The linguist and member of the Institute for Applied Geography and Regional History (LVR), Peter Honnen, went in search of the borders of the historic range of this delicacy in 1997. And he came to the surprising conclusion that the Grillagetorte divides the Rhineland: south of a line which goes aproximately from Aachen to Solingen and Remscheid across the rhenish lowlands, the cake is completely unknown. North of this border she is regarded as the ultimate among the confectionery and pastry specialties and as the culmination of a festive coffee table.

However, some time ago researchers identified the gradual disappearance of the Grillagetorte.
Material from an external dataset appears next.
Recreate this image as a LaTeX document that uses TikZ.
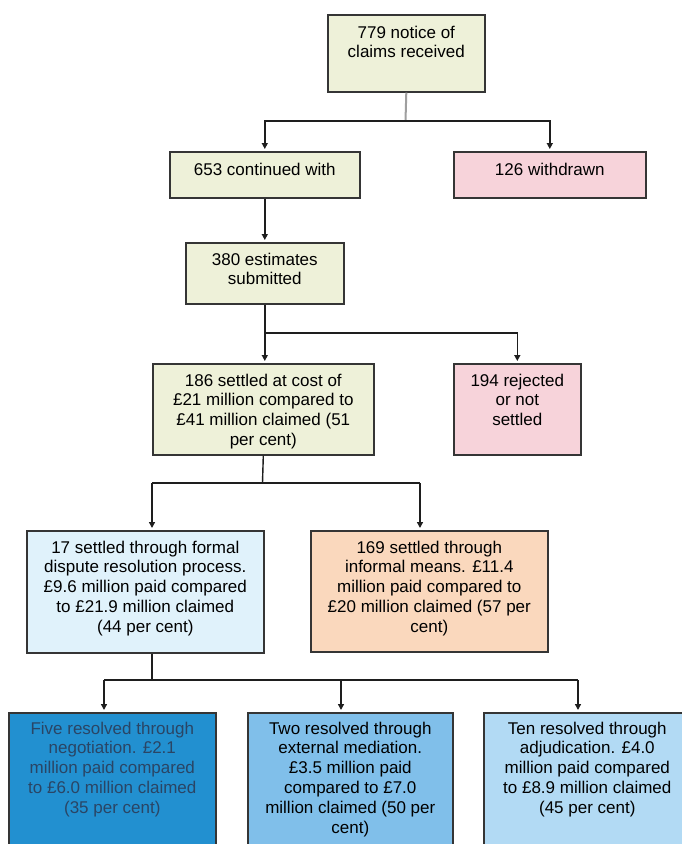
\documentclass[tikz,border=0pt]{standalone}
\usepackage{fontspec}
\setmainfont{Liberation Sans}
\usetikzlibrary{arrows.meta}
\definecolor{ygreen}{HTML}{EEF1D9}
\definecolor{pinkc}{HTML}{F7D3DA}
\definecolor{paleblue}{HTML}{E0F2FB}
\definecolor{peach}{HTML}{FAD8BD}
\definecolor{blueA}{HTML}{2290D0}
\definecolor{blueB}{HTML}{80BFEA}
\definecolor{blueC}{HTML}{B2DAF4}
\definecolor{textA}{HTML}{2A4565}
\definecolor{bordc}{HTML}{353535}
\definecolor{linec}{HTML}{1E1E1E}
\newcommand{\bxt}[4]{\parbox[c][#2][t]{#1}{\centering\vspace*{#3}\strut #4\par}}
\tikzset{
  flowbox/.style={draw=bordc, line width=1.6pt, inner sep=0pt, anchor=north west,
    font=\fontsize{17}{19.8}\selectfont},
  conn/.style={draw=linec, line width=1.4pt},
  arr/.style={conn, -{Triangle[length=6pt,width=6pt]}, shorten >=2pt},
}
\begin{document}
\begin{tikzpicture}[x=1pt,y=-1pt]
\useasboundingbox (0,0) rectangle (682,844);
\clip (0,0) rectangle (682,844);
\fill[white] (0,0) rectangle (682,844);

\node[flowbox, fill=ygreen] (n779) at (327,14) {\bxt{157pt}{77pt}{9.5pt}{779 notice of\\claims received}};
\node[flowbox, fill=ygreen] (n653) at (169,151) {\bxt{190pt}{46pt}{10pt}{653 continued with}};
\node[flowbox, fill=pinkc] (n126) at (453,151) {\bxt{192pt}{46pt}{10pt}{126 withdrawn}};
\node[flowbox, fill=ygreen] (n380) at (185,242) {\bxt{158pt}{61pt}{8.5pt}{380 estimates\\submitted}};
\node[flowbox, fill=ygreen] (n186) at (152,363) {\bxt{221pt}{91pt}{8.5pt}{186 settled at cost of\\£21 million compared to\\£41 million claimed (51\\per cent)}};
\node[flowbox, fill=pinkc] (n194) at (453,363) {\bxt{127pt}{91pt}{8.5pt}{194 rejected\\or not\\settled}};
\node[flowbox, fill=paleblue] (n17) at (26,530) {\bxt{237pt}{122pt}{8.5pt}{17 settled through formal\\dispute resolution process.\\£9.6 million paid compared\\to £21.9 million claimed\\(44 per cent)}};
\node[flowbox, fill=peach] (n169) at (310,530) {\bxt{237pt}{121pt}{8.5pt}{169 settled through\\informal means. £11.4\\million paid compared to\\£20 million claimed (57 per\\cent)}};
\node[flowbox, fill=blueA, text=textA] (nA) at (8,712) {\bxt{207pt}{140pt}{7.5pt}{Five resolved through\\negotiation. £2.1\\million paid compared\\to £6.0 million claimed\\(35 per cent)}};
\node[flowbox, fill=blueB] (nB) at (247,712) {\bxt{205pt}{140pt}{7.5pt}{Two resolved through\\external mediation.\\£3.5 million paid\\compared to £7.0\\million claimed (50 per\\cent)}};
\node[flowbox, fill=blueC] (nC) at (483,712) {\bxt{207pt}{140pt}{7.5pt}{Ten resolved through\\adjudication. £4.0\\million paid compared\\to £8.9 million claimed\\(45 per cent)}};

% level 1
\coordinate (j1) at (405.5,121);
\draw[conn, draw=gray!75, line width=2pt] (n779.south) -- (j1);
\draw[arr] (j1) -| (n653.north);
\draw[arr] (j1) -| (n126.north);
% level 2
\draw[arr] (n653.south) -- (n380.north);
% level 3
\coordinate (j2) at (264,333);
\draw[arr] (n380.south) -- (n380.south |- n186.north);
\draw[arr] (j2) -| (n194.north);
% level 4
\coordinate (j3) at (262.5,483);
\coordinate (a17) at (152,483);
\coordinate (a169) at (420,483);
\draw[conn] (n186.south) -- (j3);
\draw[conn] (a17) -- (a169);
\draw[arr] (a17) -- (a17 |- n17.north);
\draw[arr] (a169) -- (a169 |- n169.north);
% level 5
\coordinate (j4) at (152,680);
\coordinate (aA) at (104,680);
\coordinate (aB) at (341,680);
\coordinate (aC) at (578,680);
\draw[conn] (j4 |- n17.south) -- (j4);
\draw[conn] (aA) -- (aC);
\draw[arr] (aA) -- (aA |- nA.north);
\draw[arr] (aB) -- (aB |- nB.north);
\draw[arr] (aC) -- (aC |- nC.north);
\end{tikzpicture}
\end{document}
Heinz Lamers, a baker in Kranenburg and an original Low Rhinelander dedicated himself to the preservation of the Grillagetorte and founded the initiative: www.rettet-die-grillagetorte.de

In case you also want to save the Grillagetorte you can find my traditional family recipe below:

Grillagetorte

for the meringue layers:

125 g egg white

125 g fine castor sugar

125 g icing sugar

15 g ground almonds

for the filling:

600 ml cream

800 g  chocolate shavings

4 tbsp rum or brandy

vanilla sugar to taste

In addition to that 100 g sugar, 100 g ground almonds or hazelnuts and 20 g chocolate shavings as well as 200 ml cream to garnish the cake.

Preparation:

Toast the ground almonds lightly in a pan. Whisk the egg white with the castor sugar until it looks like snow and fold the icing sugar and the almonds carefully into the mousse.

Spread three 1 inch thick layers with a diameter of 23 cm on a sheet of baking paper. Place the baking paper onto a preheated baking tray and let it dry in the oven for at least six hours at 100 °C (or overnight at 80°C). Break or crumble one of the layers into small to medium-sized pieces and set them aside.

In a pan at a low temperature, melt the sugar until it has browned and started to caramelize. Add 100g ground almonds and gently but continuously move the almonds from side to side until they are golden yellow. Place the caramelized almonds on baking paper and leave to cool. Then crush them with a rolling pin.

Whisk 600 ml of vanilla sugar-sweetened cream and carefully add the chocolate shavings, the rum and finally the meringue crumbs.

To build your cake, place one of the remaining meringue layers in a cake ring and spread half of the filling over the layer. Keep doing this with the second meringue layer and the remaining filling and freeze the cake when its done.

Remove the cake ring, spread the cake on all sides with white cream and sprinkle the almond brittle and the chocolate shavings over the top.

Finally put the cake back into the freezer. Remove it from the freezer approximately  half an hour before serving to soften slightly. Cut it with a long serrated knife. Warm the knife by placing the blade in a glass of hot water. Dry off any excess water before cutting the cake. You may need to re-dip the knife to rewarm it after cutting several slices.